As I delightfully absorbed the uncommon winter morning sunshine on my drive home from a medical appointment, I flipped on the radio—only to hear there'd been another school shooting. This time it was a few hours away in Chardon, Ohio. Instinctually, I turned off the radio. I began praying for the victims and for their families, as well as for shooter T. J. Lane and his family. These guttural groans are my five loaves and two fish offerings when destruction is unleashed into the world.

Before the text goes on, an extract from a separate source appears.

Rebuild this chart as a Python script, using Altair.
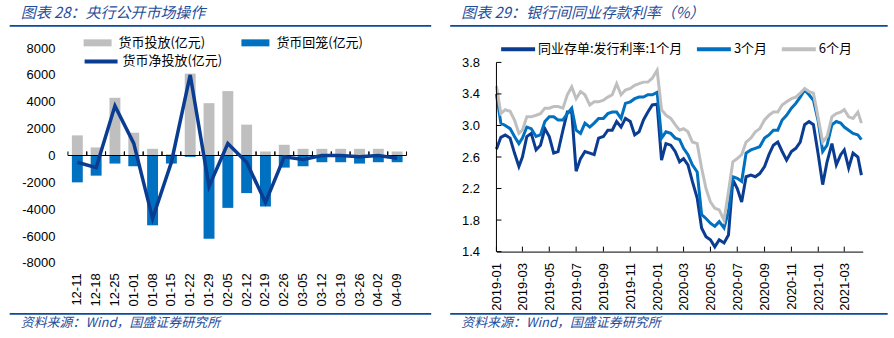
import altair as alt
import pandas as pd

# ---------------- data: left panel ----------------
weeks = ["12-11", "12-18", "12-25", "01-01", "01-08", "01-15", "01-22", "01-29", "02-05",
         "02-12", "02-19", "02-26", "03-05", "03-12", "03-19", "03-26", "04-02", "04-09"]
inject = [1500, 600, 4300, 1700, 500, 100, 6100, 3900, 4800,
          2300, 300, 800, 500, 500, 500, 500, 500, 300]
withdraw = [-2000, -1500, -600, -800, -5200, -600, -100, -6200, -3900,
            -2800, -3800, -900, -800, -500, -500, -600, -500, -500]
net = [-500, -900, 3700, 900, -4700, -500, 6000, -2300, 900,
       -500, -3500, -100, -300, 0, 0, -100, 0, -200]
left_ticks = [-8000, -6000, -4000, -2000, 0, 2000, 4000, 6000, 8000]

# ---------------- data: right panel ----------------
dates = [
    "2019-01-01", "2019-01-11", "2019-01-21", "2019-02-01", "2019-02-11", "2019-02-21",
    "2019-03-01", "2019-03-11", "2019-03-21", "2019-04-01", "2019-04-11", "2019-04-21",
    "2019-05-01", "2019-05-11", "2019-05-21", "2019-06-01", "2019-06-11", "2019-06-21",
    "2019-07-01", "2019-07-11", "2019-07-21", "2019-08-01", "2019-08-11", "2019-08-21",
    "2019-09-01", "2019-09-11", "2019-09-21", "2019-10-01", "2019-10-11", "2019-10-21",
    "2019-11-01", "2019-11-11", "2019-11-21", "2019-12-01", "2019-12-11", "2019-12-21",
    "2020-01-01", "2020-01-11", "2020-01-21", "2020-02-01", "2020-02-11", "2020-02-21",
    "2020-03-01", "2020-03-11", "2020-03-21", "2020-04-01", "2020-04-11", "2020-04-21",
    "2020-05-01", "2020-05-11", "2020-05-21", "2020-06-01", "2020-06-11", "2020-06-21",
    "2020-07-01", "2020-07-11", "2020-07-21", "2020-08-01", "2020-08-11", "2020-08-21",
    "2020-09-01", "2020-09-11", "2020-09-21", "2020-10-01", "2020-10-11", "2020-10-21",
    "2020-11-01", "2020-11-11", "2020-11-21", "2020-12-01", "2020-12-11", "2020-12-21",
    "2021-01-01", "2021-01-11", "2021-01-21", "2021-02-01", "2021-02-11", "2021-02-21",
    "2021-03-01", "2021-03-11", "2021-03-21", "2021-04-01", "2021-04-09"]
rate_1m = [2.70, 2.85, 2.88, 2.84, 2.65, 2.48, 2.60, 2.86, 2.90, 2.69, 2.75, 2.96,
           2.86, 2.65, 2.67, 2.94, 3.17, 3.17, 2.42, 2.58, 2.67, 2.65, 2.63, 2.84,
           2.86, 2.94, 2.94, 3.05, 2.98, 3.09, 3.05, 2.88, 2.92, 3.07, 3.17, 3.26,
           3.27, 2.56, 2.77, 2.75, 2.67, 2.54, 2.58, 2.50, 2.29, 2.08, 1.70, 1.59,
           1.55, 1.46, 1.55, 1.51, 1.61, 2.31, 2.20, 2.03, 2.35, 2.37, 2.35, 2.39,
           2.48, 2.63, 2.75, 2.79, 2.67, 2.56, 2.67, 2.71, 2.79, 3.01, 3.05, 3.01,
           2.63, 2.25, 2.54, 2.77, 2.50, 2.63, 2.69, 2.46, 2.65, 2.60, 2.37]
rate_3m = [3.40, 3.03, 3.00, 2.96, 2.86, 2.77, 2.84, 2.98, 2.96, 2.86, 2.88, 3.05,
           3.11, 3.11, 3.07, 3.07, 3.15, 3.22, 2.94, 2.90, 3.03, 2.98, 3.03, 3.09,
           3.09, 3.15, 3.17, 3.17, 3.09, 3.28, 3.30, 3.34, 3.36, 3.36, 3.39, 3.39,
           3.42, 2.84, 2.92, 2.90, 2.84, 2.82, 2.71, 2.63, 2.50, 2.41, 1.87, 1.82,
           1.76, 1.72, 1.78, 1.70, 1.91, 2.35, 2.33, 2.29, 2.65, 2.69, 2.71, 2.73,
           2.84, 2.88, 2.94, 2.94, 3.07, 3.13, 3.22, 3.28, 3.36, 3.45, 3.39, 3.32,
           3.05, 2.67, 2.75, 3.01, 3.05, 3.03, 2.98, 2.94, 2.90, 2.88, 2.82]
rate_6m = [3.50, 3.15, 3.20, 3.18, 3.07, 2.90, 2.94, 3.11, 3.11, 3.13, 3.15, 3.22,
           3.22, 3.24, 3.24, 3.22, 3.39, 3.49, 3.34, 3.43, 3.39, 3.26, 3.30, 3.30,
           3.32, 3.36, 3.39, 3.53, 3.39, 3.45, 3.47, 3.51, 3.53, 3.55, 3.55, 3.60,
           3.70, 3.20, 3.13, 3.09, 3.01, 2.94, 2.96, 2.92, 2.79, 2.77, 2.46, 2.20,
           2.03, 1.95, 1.93, 1.80, 2.16, 2.54, 2.58, 2.63, 2.79, 2.84, 2.92, 2.96,
           3.07, 3.13, 3.17, 3.17, 3.26, 3.30, 3.34, 3.36, 3.41, 3.47, 3.43, 3.41,
           3.09, 2.79, 2.86, 3.11, 3.15, 3.17, 3.20, 3.11, 3.09, 3.17, 3.03]
right_ticks = [1.4, 1.8, 2.2, 2.6, 3.0, 3.4, 3.8]
date_ticks = ["2019-01-01", "2019-03-01", "2019-05-01", "2019-07-01", "2019-09-01",
              "2019-11-01", "2020-01-01", "2020-03-01", "2020-05-01", "2020-07-01",
              "2020-09-01", "2020-11-01", "2021-01-01", "2021-03-01"]

# ---------------- text ----------------
title_left = ["图表 28：央行公开市场操作"]
title_right = ["图表 29：银行间同业存款利率（%）"]
source_text = ["资料来源：Wind，国盛证券研究所"]
S_INJ, S_WD, S_NET = "货币投放(亿元)", "货币回笼(亿元)", "货币净投放(亿元)"
S_1M, S_3M, S_6M = "同业存单:发行利率:1个月", "3个月", "6个月"

# ---------------- styles / layout ----------------
GRAY, BLUE, NAVY = "#BFBFBF", "#0070C0", "#0A3D91"
TXTBLUE, RULEBLUE = "#1F4E9B", "#0B4A9E"
CJK = "Noto Sans CJK SC"
NUM = "Liberation Sans"
LX0, RX0, TOP = 67.3, 496.3, 48
LW, LH = 339, 215
RW, RH = 366.7, 203.7
PAGE_W, PAGE_H = 894, 338

one = pd.DataFrame({"k": [0]})


def decorations(x0, x_start, x_end, title):
    tdf = pd.DataFrame({"t": title})
    sdf = pd.DataFrame({"t": source_text})
    ttl = alt.Chart(tdf).mark_text(font=CJK, fontSize=15, fontStyle="italic", color=TXTBLUE,
                                   align="left", baseline="middle").encode(
        text="t:N", x=alt.value(x_start + 11 - x0), y=alt.value(13 - TOP))
    src = alt.Chart(sdf).mark_text(font=CJK, fontSize=13, fontStyle="italic", color=TXTBLUE,
                                   align="left", baseline="middle").encode(
        text="t:N", x=alt.value(x_start + 11 - x0), y=alt.value(323 - TOP))
    top_line = alt.Chart(one).mark_rule(color=RULEBLUE, strokeWidth=1.6).encode(
        x=alt.value(x_start - x0), x2=alt.value(x_end - x0), y=alt.value(25.7 - TOP))
    bot_line = alt.Chart(one).mark_rule(color=RULEBLUE, strokeWidth=1.6).encode(
        x=alt.value(x_start - x0), x2=alt.value(x_end - x0), y=alt.value(314 - TOP))
    return [ttl, src, top_line, bot_line]


# ---------------- left panel ----------------
bars_df = pd.DataFrame({"week": weeks * 2,
                        "series": [S_INJ] * len(weeks) + [S_WD] * len(weeks),
                        "value": inject + withdraw})
net_df = pd.DataFrame({"week": weeks, "value": net, "s": [S_NET] * len(weeks)})
wk_df = pd.DataFrame({"week": weeks})

lx_axis = alt.Axis(labelAngle=-90, labelFont=NUM, labelFontSize=13, labelColor="black",
                   labelPadding=10, ticks=False, tickSize=0, domain=False, grid=False, title=None,
                   labelOverlap=False)
lx_scale = alt.Scale(paddingInner=0, paddingOuter=0)
ly_axis = alt.Axis(values=left_ticks, labelExpr="'' + datum.value", labelFont=NUM,
                   labelFontSize=13, labelColor="black", labelPadding=13, ticks=False,
                   tickSize=0, domain=False, grid=False, title=None, labelOverlap=False)
ly_scale = alt.Scale(domain=[-8000, 8000], nice=False)


def lx(bp=None):
    if bp is None:
        return alt.X("week:N", sort=weeks, scale=lx_scale, axis=lx_axis, title=None)
    return alt.X("week:N", sort=weeks, scale=lx_scale, axis=lx_axis, title=None, bandPosition=bp)


ly = alt.Y("value:Q", scale=ly_scale, axis=ly_axis, title=None, stack=None)


def ly_datum(v):
    return alt.YDatum(v, scale=ly_scale, axis=ly_axis)


bar_legend = alt.Legend(orient="none", legendX=83 - LX0, legendY=42.7 - TOP - 14,
                        direction="horizontal", title=None, symbolType="M-1,-0.25H1V0.25H-1Z",
                        symbolSize=784, symbolStrokeWidth=0, labelFont=CJK, labelFontSize=13,
                        labelColor="black", labelOffset=7, columnPadding=36, padding=0)
net_legend = alt.Legend(orient="none", legendX=82 - LX0, legendY=59.3 - TOP - 16.5,
                        direction="horizontal", title=None, symbolType="stroke",
                        symbolSize=1089, symbolStrokeWidth=4, labelFont=CJK, labelFontSize=13,
                        labelColor="black", labelOffset=3, padding=0)

bars = alt.Chart(bars_df).mark_bar(width={"band": 0.58}).encode(
    x=lx(), y=ly,
    color=alt.Color("series:N", scale=alt.Scale(domain=[S_INJ, S_WD], range=[GRAY, BLUE]),
                    legend=bar_legend))
zero = alt.Chart(one).mark_rule(color="black", strokeWidth=1).encode(
    x=alt.value(0), x2=alt.value(LW), y=ly_datum(0))
tick_a = alt.Chart(wk_df).mark_rule(color="black", strokeWidth=1).encode(
    x=lx(0), y=ly_datum(0), y2=alt.Y2Datum(300))
tick_b = alt.Chart(wk_df).mark_rule(color="black", strokeWidth=1).encode(
    x=lx(1), y=ly_datum(0), y2=alt.Y2Datum(300))
net_line = alt.Chart(net_df).mark_line(strokeWidth=3.5).encode(
    x=lx(), y=ly,
    stroke=alt.Stroke("s:N", scale=alt.Scale(domain=[S_NET], range=[NAVY]), legend=net_legend))
anchor_l = alt.Chart(one).mark_rule(opacity=0, strokeWidth=0).encode(
    x=alt.value(-LX0), y=alt.value(-TOP), y2=alt.value(PAGE_H - TOP))

left = alt.layer(bars, zero, tick_a, tick_b, net_line,
                 *decorations(LX0, 9, 431, title_left), anchor_l).properties(width=LW, height=LH)

# ---------------- right panel ----------------
rate_df = pd.DataFrame({"date": dates * 3,
                        "series": [S_1M] * len(dates) + [S_3M] * len(dates) + [S_6M] * len(dates),
                        "value": rate_1m + rate_3m + rate_6m})
rtick_df = pd.DataFrame({"value": right_ticks})
dtick_df = pd.DataFrame({"date": date_ticks})

rx_axis = alt.Axis(values=[alt.DateTime(year=int(d[:4]), month=int(d[5:7]), date=1, utc=True)
                           for d in date_ticks],
                   labelExpr="utcFormat(datum.value, '%Y-%m')", labelAngle=-90, labelFont=NUM,
                   labelFontSize=13, labelColor="black", labelPadding=11, ticks=False, tickSize=0,
                   domain=True, domainColor="black", domainWidth=1, grid=False, title=None,
                   labelOverlap=False)
rx_scale = alt.Scale(domain=[alt.DateTime(year=2019, month=1, date=1, utc=True),
                             alt.DateTime(year=2021, month=4, date=12, utc=True)], nice=False)
ry_axis = alt.Axis(values=right_ticks, format=".1f", labelFont=NUM, labelFontSize=13,
                   labelColor="black", labelPadding=17, ticks=False, tickSize=0, domain=False,
                   grid=False, title=None, labelOverlap=False)
ry_scale = alt.Scale(domain=[1.4, 3.8 + (62.3 - TOP) / 78.92], nice=False, zero=False)
rx = alt.X("date:T", scale=rx_scale, axis=rx_axis, title=None)
ry = alt.Y("value:Q", scale=ry_scale, axis=ry_axis, title=None)

rate_legend = alt.Legend(orient="none", legendX=499 - RX0, legendY=47 - TOP - 17,
                         direction="horizontal", title=None, symbolType="stroke", symbolSize=1156,
                         symbolStrokeWidth=4, labelFont=CJK, labelFontSize=13, labelColor="black",
                         labelOffset=1, columnPadding=6, padding=0)
rcolor = alt.Color("series:N", scale=alt.Scale(domain=[S_1M, S_3M, S_6M], range=[NAVY, BLUE, GRAY]),
                   legend=rate_legend)

series_lines = [
    alt.Chart(rate_df).transform_filter(alt.datum.series == s).mark_line(strokeWidth=3).encode(
        x=rx, y=ry, color=rcolor)
    for s in [S_1M, S_3M, S_6M]
]
y_domain_line = alt.Chart(one).mark_rule(color="black", strokeWidth=1).encode(
    x=alt.value(0), y=alt.YDatum(1.4, scale=ry_scale, axis=ry_axis), y2=alt.Y2Datum(3.8))
y_ticks_in = alt.Chart(rtick_df).mark_rule(color="black", strokeWidth=1).encode(
    y=ry, x=alt.value(0), x2=alt.value(5))
x_ticks_in = alt.Chart(dtick_df).mark_rule(color="black", strokeWidth=1).encode(
    x=rx, y=alt.value(RH), y2=alt.value(RH - 5))
anchor_r = alt.Chart(one).mark_rule(opacity=0, strokeWidth=0).encode(
    x=alt.value(PAGE_W - RX0), y=alt.value(-TOP), y2=alt.value(PAGE_H - TOP))

right = alt.layer(*series_lines, y_domain_line, y_ticks_in, x_ticks_in,
                  *decorations(RX0, 450, 888, title_right), anchor_r).properties(width=RW, height=RH)

chart = alt.hconcat(left, right, spacing=RX0 - LX0 - LW, bounds="flush").resolve_scale(
    color="independent", stroke="independent"
).properties(
    padding=0, autosize=alt.AutoSizeParams(type="pad")
).configure_view(stroke=None).configure_axis(labelOverlap=False, labelBound=False)

chart.save("out.html", embed_options={"renderer": "svg", "actions": False})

What prompted 17-year-old Lane to do wield a .22 caliber handgun against his peers, sleepily sitting in Chardon High School's cafeteria Monday morning? Was he fractured by his fractured family and domestic violence? Did he turn into an aggressor because of bullying? If his actions resulted from bullying, why did he confess to randomly selecting his 5 victims, 3 of whom died this week? Why did he have easy access to a firearm? To what extent are his parents/guardians morally culpable? These and other questions surface as we feverishly try to figure out both why a reportedly caring young man like Lane committed such a heinous crime, and how to do our part to prevent future school shootings.

I think of the victims and their families. Three teenage boys—Daniel Parmetor, Russell King Jr. and Demetrius Hewlin—have died. One victim remains hospitalized and another has been released. Though I've lost my share of family members and friends, I've never lost a child and can barely imagine the valley-of-the-shadow-of-death grief these parents are facing.

In his book Lament for a Son, philosopher Nicholas Wolterstorff writes about his own grief after his 25-year-old son, Eric, died in a mountain climbing accident. Reflecting on the Poet Gerard Manley Hopkins's notion of inscape, Wolterstorff, a Christian, writes:

… a thing had inscape for Hopkins when it had some definite character. In one of his letters Hopkins speaks of the pain he felt when a tree in the garden, full of inscape, was chopped down. Eric put inscape on things: the way he dressed, the way he cooked, the way he shook hands, the way he answered the phone. 'And I wished to die and not see the inscapes of the world destroyed anymore.'

There is a death that occurs within us when we see the inscapes of the world destroyed. These parents in Chardon lament the loss of the inscapes. Death is the starkest reminder that the world isn't the way it's supposed to be—that life wasn't intended to be cut short. As Rob Moll writes in his book The Art of Dying, even though death is all around us, we find that we are "strangers to death." I believe this is so because we all, each one of us, has eternity in our hearts (Ecc. 3:11).

There is a deep, searing grief over miscarriage, suicide, random acts of violence, and over those who have died after battling long illnesses. And there is a terrible grief in knowing that someone you love and care for has brought about untold pain and suffering to others.

Not only did Lane take the lives of others, he has in some sense destroyed part of the inscape of his own family members and schoolmates. When someone we know and love has opened Pandora's Box to unleash evil and pain in the world, it often feels as if we are co-participants in destruction. A dark shadow is cast over our lives. Their Scarlet Letter can become ours and so multiplies our grief. We fear that we can never really escape the stigma.

When it comes to grief then, what else can we do (in addition to interceding) on behalf of those who find themselves in the midst of it, while also understanding that grief doesn't have a definite timetable?

We can offer the continual and long gift of our presence and service to those who are grieving. It is better to be present than to utter well-intentioned but mal-informed words like, "Isn't it time you get over it?" or "It was just their time to go." And perhaps from our own pain we can comfort others with the comfort we have received (as my friend Ferree has done with her blog, Widow's Christian Place).

We do this all in love, while understanding these words of Wolterstorff, especially in this season of Lent:

So I own my grief. I do not try to put it behind me, to get over it, to forget it. I do not try to dis-own it. If someone asks, 'Who are you, tell me about yourself,' I say—not immediately, but shortly, 'I am one who lost a son.' That loss determines my identity; not all of my identity, but much of it. It belongs within my story. I struggle to go beyond merely owning my grief toward owning it redemptively. But I will not and cannot disown it. I shall remember Eric. Lament is part of life.